- [PROBLEM STATEMENT] Leave out the pictures, and retype only the lines from the beginning of the material through the line that contains "const aSpikeV = [0.1035, 0.1285];", including both.

- [DATA EXCERPT]
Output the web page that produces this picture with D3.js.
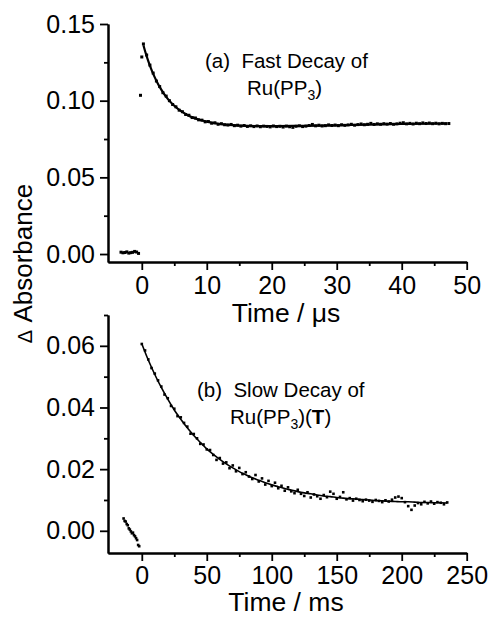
<!DOCTYPE html>
<html><head><meta charset="utf-8">
<script src="https://cdn.jsdelivr.net/npm/d3@7"></script>
<style>
body{margin:0;background:#fff}
svg{display:block;background:#fff}
text{font-family:"Liberation Sans",Arial,sans-serif;fill:#000}
</style>
</head><body>
<svg id="c" width="488" height="618"></svg>
<script>
// ---------- Panel (a): fast decay, time in microseconds ----------
const aXTicks = [0, 10, 20, 30, 40, 50];
const aXMinor = [5, 15, 25, 35, 45];
const aYTicks = [0.00, 0.05, 0.10, 0.15];
const aYMinor = [0.025, 0.075, 0.125];

const aPreT = [-3.2, -2.9, -2.6, -2.3, -2.0, -1.7, -1.4, -1.1, -0.8, -0.5];
const aPreV = [0.0012, 0.0008, 0.0010, 0.0014, 0.0006, 0.0009, 0.0011, 0.0017, 0.0013, 0.0004];
const aSpikeT = [-0.2, 0.0];
const aSpikeV = [0.1035, 0.1285];

const aT = [0.25,0.75,1.25,1.75,2.25,2.75,3.25,3.75,4.25,4.75,5.25,5.75,6.25,6.75,7.25,7.75,8.25,8.75,9.25,9.75,
  10.25,10.75,11.25,11.75,12.25,12.75,13.25,13.75,14.25,14.75,15.25,15.75,16.25,16.75,17.25,17.75,18.25,18.75,19.25,19.75,
  20.25,20.75,21.25,21.75,22.25,22.75,23.25,23.75,24.25,24.75,25.25,25.75,26.25,26.75,27.25,27.75,28.25,28.75,29.25,29.75,
  30.25,30.75,31.25,31.75,32.25,32.75,33.25,33.75,34.25,34.75,35.25,35.75,36.25,36.75,37.25,37.75,38.25,38.75,39.25,39.75,
  40.25,40.75,41.25,41.75,42.25,42.75,43.25,43.75,44.25,44.75,45.25,45.75,46.25,46.75,47.25];
const aV = [0.1370,0.1298,0.1232,0.1180,0.1128,0.1092,0.1052,0.1030,0.1000,0.0975,0.0960,0.0938,0.0928,0.0910,0.0905,0.0890,0.0887,0.0875,0.0873,0.0862,
  0.0864,0.0853,0.0856,0.0846,0.0850,0.0843,0.0841,0.0845,0.0837,0.0840,0.0834,0.0838,0.0832,0.0836,0.0831,0.0835,0.0830,0.0834,0.0832,0.0829,
  0.0835,0.0831,0.0833,0.0828,0.0834,0.0830,0.0826,0.0833,0.0836,0.0831,0.0834,0.0838,0.0845,0.0836,0.0840,0.0835,0.0837,0.0842,0.0838,0.0841,
  0.0837,0.0843,0.0839,0.0842,0.0846,0.0840,0.0844,0.0848,0.0843,0.0846,0.0852,0.0845,0.0849,0.0846,0.0850,0.0847,0.0851,0.0846,0.0849,0.0853,
  0.0856,0.0849,0.0852,0.0848,0.0853,0.0850,0.0855,0.0851,0.0854,0.0850,0.0853,0.0849,0.0852,0.0850,0.0851];

const aFitT = [0.25,0.5,1,1.5,2,2.5,3,3.5,4,5,6,7,8,9,10,12,14,16,20,25,30,35,40,47];
const aFitV = [0.1361,0.1324,0.1258,0.1201,0.1152,0.1109,0.1072,0.1040,0.1012,0.0967,0.0933,0.0907,0.0888,0.0874,0.0863,0.0848,0.0840,0.0836,0.0834,0.0836,0.0839,0.0844,0.0848,0.0851];

// ---------- Panel (b): slow decay, time in milliseconds ----------
const bXTicks = [0, 50, 100, 150, 200, 250];
const bXMinor = [25, 75, 125, 175, 225];
const bYTicks = [0.00, 0.02, 0.04, 0.06];
const bYMinor = [0.01, 0.03, 0.05, 0.07];

const bPreT = [-14, -13.2, -12.4, -11.6, -10.8, -10, -9.2, -8.4, -7.6, -6.8, -6, -5.2, -4.4, -3.6, -2.8, -2];
const bPreV = [0.0040, 0.0032, 0.0030, 0.0022, 0.0018, 0.0008, 0.0004, -0.0002, -0.0008, -0.0006, -0.0014, -0.0018, -0.0024, -0.0030, -0.0046, -0.0050];

const bT = [0,2.5,5,7.5,10,12.5,15,17.5,20,22.5,25,27.5,30,32.5,35,37.5,40,42.5,45,47.5,
  50,52.5,55,57.5,60,62.5,65,67.5,70,72.5,75,77.5,80,82.5,85,87.5,90,92.5,95,97.5,
  100,102.5,105,107.5,110,112.5,115,117.5,120,122.5,125,127.5,130,132.5,135,137.5,140,142.5,145,147.5,
  150,152.5,155,157.5,160,162.5,165,167.5,170,172.5,175,177.5,180,182.5,185,187.5,190,192.5,195,197.5,
  200,202.5,205,207.5,210,212.5,215,217.5,220,222.5,225,227.5,230,232.5,235];
const bV = [0.0606,0.0585,0.0556,0.0528,0.0510,0.0488,0.0468,0.0442,0.0430,0.0405,0.0396,0.0372,0.0368,0.0350,0.0338,0.0315,0.0314,0.0300,0.0282,0.0280,
  0.0264,0.0262,0.0246,0.0230,0.0236,0.0218,0.0222,0.0203,0.0212,0.0193,0.0204,0.0184,0.0190,0.0176,0.0168,0.0181,0.0160,0.0170,0.0150,0.0162,
  0.0145,0.0156,0.0138,0.0146,0.0130,0.0141,0.0128,0.0122,0.0133,0.0120,0.0113,0.0125,0.0108,0.0118,0.0112,0.0104,0.0116,0.0109,0.0127,0.0120,
  0.0104,0.0110,0.0125,0.0102,0.0106,0.0098,0.0104,0.0100,0.0096,0.0101,0.0098,0.0094,0.0100,0.0097,0.0093,0.0099,0.0095,0.0101,0.0108,0.0111,
  0.0106,0.0093,0.0080,0.0068,0.0082,0.0090,0.0086,0.0094,0.0089,0.0095,0.0088,0.0093,0.0091,0.0086,0.0092];

const bFitT = [0,5,10,15,20,25,30,35,40,45,50,55,60,65,70,75,80,85,90,95,100,105,110,115,120,125,130,135,140,145,150,155,160,165,170,175,180,185,190,195,200,205,210,215,220,225,230,235];
const bFitV = [0.0607,0.0554,0.0507,0.0465,0.0427,0.0392,0.0362,0.0334,0.0309,0.0287,0.0266,0.0248,0.0232,0.0217,0.0204,0.0192,0.0182,0.0172,0.0164,0.0156,0.0149,0.0143,0.0137,0.0132,0.0127,0.0123,0.0120,0.0116,0.0113,0.0111,0.0108,0.0106,0.0104,0.0103,0.0101,0.0100,0.0098,0.0097,0.0096,0.0095,0.0094,0.0094,0.0093,0.0092,0.0092,0.0091,0.0091,0.0090];

const svg = d3.select("#c");

function zip(t, v) { return t.map((d, i) => ({t: d, v: v[i]})); }

function panel(cfg) {
  const x = d3.scaleLinear().domain(cfg.xDom).range([108, 466.7]);
  const y = d3.scaleLinear().domain(cfg.yDom).range(cfg.yRange);
  const g = svg.append("g");
  const yb = cfg.yRange[0];

  // minor ticks
  g.append("g").attr("transform", `translate(0,${yb})`)
    .call(d3.axisBottom(x).tickValues(cfg.xMinor).tickSize(4).tickSizeOuter(0).tickFormat(""));
  g.append("g").attr("transform", `translate(108,0)`)
    .call(d3.axisLeft(y).tickValues(cfg.yMinor).tickSize(4).tickSizeOuter(0).tickFormat(""));
  // major axes
  g.append("g").attr("transform", `translate(0,${yb})`)
    .call(d3.axisBottom(x).tickValues(cfg.xTicks).tickSize(8).tickSizeOuter(0).tickPadding(cfg.xPad).tickFormat(d3.format("d")));
  g.append("g").attr("transform", `translate(108,0)`)
    .call(d3.axisLeft(y).tickValues(cfg.yTicks).tickSize(8).tickSizeOuter(0).tickPadding(5).tickFormat(d3.format(".2f")));
  g.selectAll(".domain").attr("stroke", "#000").attr("stroke-width", 2);
  g.selectAll(".tick line").attr("stroke", "#000").attr("stroke-width", 1.8);
  g.selectAll(".tick text").attr("font-size", 25).attr("font-family", "Liberation Sans, Arial, sans-serif").attr("fill", "#000");

  // fit line
  const line = d3.line().x(d => x(d.t)).y(d => y(d.v)).curve(d3.curveMonotoneX);
  g.append("path").datum(zip(cfg.fitT, cfg.fitV)).attr("d", line)
    .attr("fill", "none").attr("stroke", "#000").attr("stroke-width", cfg.fitW);

  // data points
  const pts = [].concat(zip(cfg.preT, cfg.preV), zip(cfg.dT, cfg.dV), cfg.extra || []);
  const s = cfg.ptSize;
  g.append("g").selectAll("rect").data(pts).join("rect")
    .attr("x", d => x(d.t) - s / 2).attr("y", d => y(d.v) - s / 2)
    .attr("width", s).attr("height", s).attr("fill", "#000");

  // axis title
  g.append("text").attr("x", cfg.titleX).attr("y", cfg.titleY).attr("font-size", 26.5)
    .attr("text-anchor", "middle").text(cfg.title);
  return {x, y, g};
}

panel({
  xDom: [-5.2, 50], yDom: [-0.0052, 0.15], yRange: [262, 24], xPad: 6,
  xTicks: aXTicks, xMinor: aXMinor, yTicks: aYTicks, yMinor: aYMinor,
  preT: aPreT, preV: aPreV, dT: aT, dV: aV, extra: zip(aSpikeT, aSpikeV),
  fitT: aFitT, fitV: aFitV, fitW: 2.2, ptSize: 3,
  title: "Time / \u03bcs", titleX: 286, titleY: 322
});

panel({
  xDom: [-26, 250], yDom: [-0.0072, 0.07], yRange: [553, 315], xPad: 5,
  xTicks: bXTicks, xMinor: bXMinor, yTicks: bYTicks, yMinor: bYMinor,
  preT: bPreT, preV: bPreV, dT: bT, dV: bV,
  fitT: bFitT, fitV: bFitV, fitW: 1.6, ptSize: 2.6,
  title: "Time / ms", titleX: 286, titleY: 611
});

// y title
const yt = svg.append("text").attr("transform", "translate(32,263.5) rotate(-90)")
  .attr("text-anchor", "middle").attr("font-size", 26);
yt.append("tspan").attr("font-size", 20).text("\u0394");
yt.append("tspan").text("\u00a0Absorbance");

// annotations
const ann = svg.append("g").attr("font-size", 20.5);
ann.append("text").attr("x", 205).attr("y", 68).text("(a)\u00a0\u00a0Fast Decay of");
const ra = ann.append("text").attr("x", 247).attr("y", 95);
ra.append("tspan").text("Ru(PP");
ra.append("tspan").attr("font-size", 14).attr("dy", 5).text("3");
ra.append("tspan").attr("dy", -5).text(")");

ann.append("text").attr("x", 197).attr("y", 397).text("(b)\u00a0\u00a0Slow Decay of");
const rb = ann.append("text").attr("x", 230).attr("y", 424);
rb.append("tspan").text("Ru(PP");
rb.append("tspan").attr("font-size", 14).attr("dy", 5).text("3");
rb.append("tspan").attr("dy", -5).text(")(");
rb.append("tspan").attr("font-weight", "bold").text("T");
rb.append("tspan").text(")");
</script>
</body></html>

- [IN RESPONSE]
Output the web page that produces this picture with D3.js.
<!DOCTYPE html>
<html><head><meta charset="utf-8">
<script src="https://cdn.jsdelivr.net/npm/d3@7"></script>
<style>
body{margin:0;background:#fff}
svg{display:block;background:#fff}
text{font-family:"Liberation Sans",Arial,sans-serif;fill:#000}
</style>
</head><body>
<svg id="c" width="488" height="618"></svg>
<script>
// ---------- Panel (a): fast decay, time in microseconds ----------
const aXTicks = [0, 10, 20, 30, 40, 50];
const aXMinor = [5, 15, 25, 35, 45];
const aYTicks = [0.00, 0.05, 0.10, 0.15];
const aYMinor = [0.025, 0.075, 0.125];

const aPreT = [-3.2, -2.9, -2.6, -2.3, -2.0, -1.7, -1.4, -1.1, -0.8, -0.5];
const aPreV = [0.0012, 0.0008, 0.0010, 0.0014, 0.0006, 0.0009, 0.0011, 0.0017, 0.0013, 0.0004];
const aSpikeT = [-0.2, 0.0];
const aSpikeV = [0.1035, 0.1285];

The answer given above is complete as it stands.